The reproducibility problem has become a serious concern within research conducted into psychiatric disorders. Thomas Insel, the Director of the National Institute of Mental Health (NIMH), wrote a November 14, 2014 article in his blog on the “reproducibility problem” in scientific publications. He said that “as much as 80 percent of the science from academic labs, even science published in the best journals, cannot be replicated.” Insel said this failure was not always because of fraud or the fabrication of results. Perhaps his comment was made with the above discussion of Dr. Obokata’s research in mind. Then again, maybe it was made in regard to the following study.

On September 16, 2014, the journal Translational Psychiatry published a study done at Northwestern University that claimed it was the “First Blood Test Able to Diagnose Depression in Adults.”  Eva Redei, the co-author of the study said: “This clearly indicates that you can have a blood-based laboratory test for depression, providing a scientific diagnosis in the same way someone is diagnosed with high blood pressure or high cholesterol.” A surprise finding of the study was that the blood test also predicted who would benefit from cognitive behavioral therapy. The study was supported by grants from the NIMH and the NIH.

The Redei et al. study received a good bit of positive attention in the news media.  It was even called a “game changing” test for depression. WebMD, Newsweek, Huffington Post, US News and World Report, Time and others published articles on the research—all on the Translational Psychiatry publication date of September 16th.  Then James Coyne, PhD published a critique of the press coverage and the study in his “Quick Thoughts” blog. Coyne systematically critiqued the claims of the Redei et al. study. Responding to Dr. Rediei’s quote in the above paragraph, he said: “Maybe someday we will have a blood-based laboratory test for depression, but by themselves, these data do not increase the probability.”

He wondered why these mental health professionals would make such “misleading, premature, and potentially harmful claims.” In part, he thought it was because it was fashionable and newsworthy to claim progress in an objective blood test for depression. “Indeed, Thomas Insel, the director of NIMH is now insisting that even grant applications for psychotherapy research include examining potential biomarkers.” Coyne ended with quotes that indicated that Redei et al. were hoping to monetize their blood test. In an article for Genomeweb.com, Coyne quoted them as saying: “Now, the group is looking to develop this test into a commercial product, and seeking investment and partners.”

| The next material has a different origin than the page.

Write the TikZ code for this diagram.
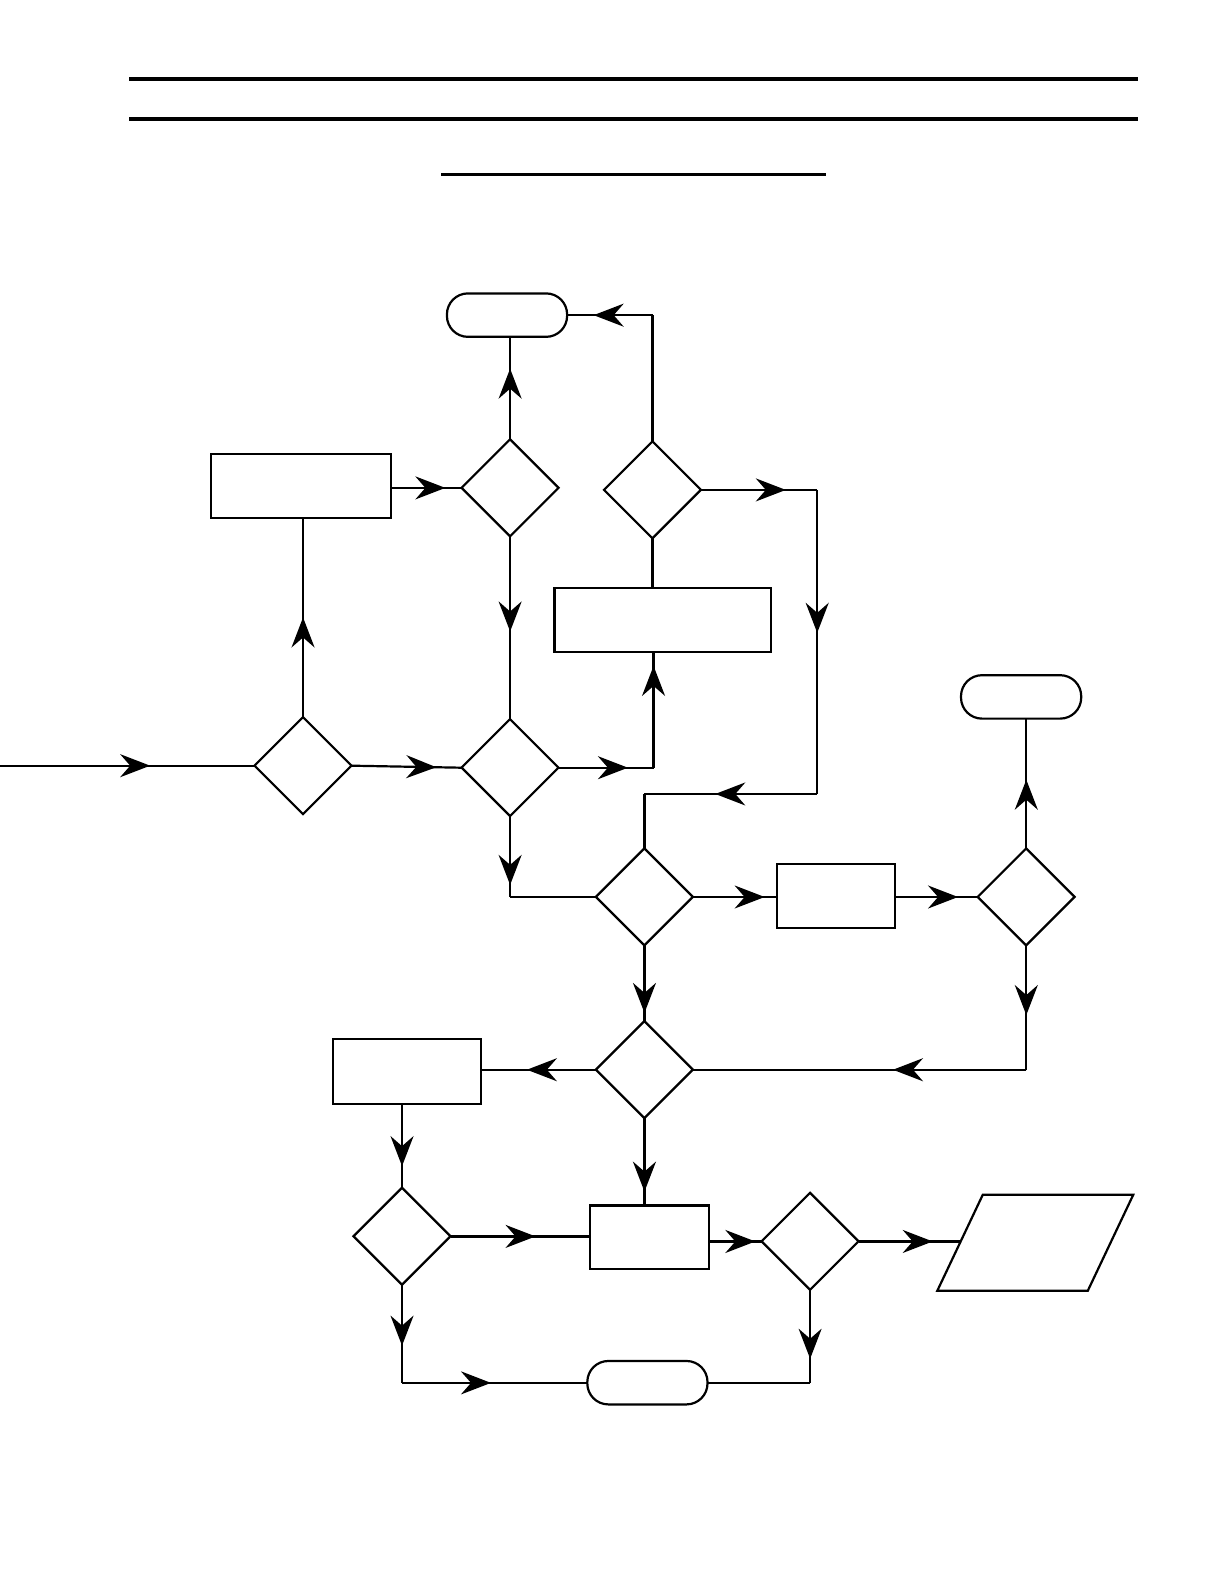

Coyne then posted a more thorough critique of the study, which he said would allow readers to “learn to critically examine the credibility of such claims that will inevitably arise in the future.” He noted how the small sample size contributed to its strong results—which are unlikely to be replicated in other samples. He also cited much larger studies looking for biomarkers for depression that failed to find evidence for them. His critique of the Redie et al. study was devastating. The comments from others seemed to agree. But how could these researchers be so blind?

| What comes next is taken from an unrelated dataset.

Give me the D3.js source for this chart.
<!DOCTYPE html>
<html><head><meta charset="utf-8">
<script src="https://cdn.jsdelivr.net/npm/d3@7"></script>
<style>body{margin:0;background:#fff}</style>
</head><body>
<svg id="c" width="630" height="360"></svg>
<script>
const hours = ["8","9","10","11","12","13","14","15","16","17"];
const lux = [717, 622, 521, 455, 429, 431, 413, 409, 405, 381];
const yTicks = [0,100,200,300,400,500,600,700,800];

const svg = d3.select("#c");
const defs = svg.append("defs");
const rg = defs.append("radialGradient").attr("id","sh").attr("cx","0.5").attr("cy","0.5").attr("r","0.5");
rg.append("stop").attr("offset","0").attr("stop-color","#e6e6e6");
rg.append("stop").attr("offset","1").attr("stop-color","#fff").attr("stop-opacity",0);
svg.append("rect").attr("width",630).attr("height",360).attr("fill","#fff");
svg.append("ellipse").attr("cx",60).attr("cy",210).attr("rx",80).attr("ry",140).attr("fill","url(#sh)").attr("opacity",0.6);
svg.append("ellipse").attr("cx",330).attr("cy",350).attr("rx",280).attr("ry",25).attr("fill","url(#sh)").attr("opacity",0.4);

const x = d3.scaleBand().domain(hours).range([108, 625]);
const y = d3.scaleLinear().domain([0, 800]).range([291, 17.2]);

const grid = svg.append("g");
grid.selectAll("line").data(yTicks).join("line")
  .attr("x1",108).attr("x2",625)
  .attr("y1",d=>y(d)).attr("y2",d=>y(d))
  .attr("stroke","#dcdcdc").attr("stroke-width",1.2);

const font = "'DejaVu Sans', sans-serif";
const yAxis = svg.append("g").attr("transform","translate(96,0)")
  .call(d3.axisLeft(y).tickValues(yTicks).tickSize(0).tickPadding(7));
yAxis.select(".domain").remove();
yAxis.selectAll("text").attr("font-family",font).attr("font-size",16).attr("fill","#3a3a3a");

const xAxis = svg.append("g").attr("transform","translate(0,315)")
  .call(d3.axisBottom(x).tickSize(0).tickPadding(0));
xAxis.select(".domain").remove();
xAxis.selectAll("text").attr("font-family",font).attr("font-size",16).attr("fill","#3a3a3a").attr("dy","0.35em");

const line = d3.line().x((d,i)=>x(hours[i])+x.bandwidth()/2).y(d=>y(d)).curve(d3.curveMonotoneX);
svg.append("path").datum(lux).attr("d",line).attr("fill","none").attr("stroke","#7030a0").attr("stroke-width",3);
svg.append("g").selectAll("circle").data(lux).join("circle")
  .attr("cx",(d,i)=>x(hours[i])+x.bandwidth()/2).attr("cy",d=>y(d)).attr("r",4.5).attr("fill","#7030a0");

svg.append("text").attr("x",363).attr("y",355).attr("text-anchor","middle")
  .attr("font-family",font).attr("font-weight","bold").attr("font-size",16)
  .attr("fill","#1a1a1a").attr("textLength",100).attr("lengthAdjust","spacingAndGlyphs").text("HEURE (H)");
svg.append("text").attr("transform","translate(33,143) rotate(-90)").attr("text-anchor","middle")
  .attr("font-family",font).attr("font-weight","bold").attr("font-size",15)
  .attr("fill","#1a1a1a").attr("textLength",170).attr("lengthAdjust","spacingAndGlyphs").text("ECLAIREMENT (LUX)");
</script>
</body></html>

Redie et al. apparently believed unquestionably that there is a biological cause for depression. As a result, their commitment to this belief effected how they did their research to the extent that they were blind to the problems pointed to by Coyne. Listen to the video embedded in the link “First Blood Test Able to Diagnose Depression in Adults” to hear Dr. Redie acknowledge she believes that depression is a disease like any other disease. Otherwise, why attempt to find a blood test for depression?

Attempts to replicate the Redei et al. study, if they are done, will raise further questions and (probably) refute what Coyne said was a study with a “modest sample size and voodoo statistics.” Before we go chasing down another dead end in the labyrinth of failed efforts to find a biochemical cause for depression, let’s stop and be clear about whether this “game changer” is really what it claims to be.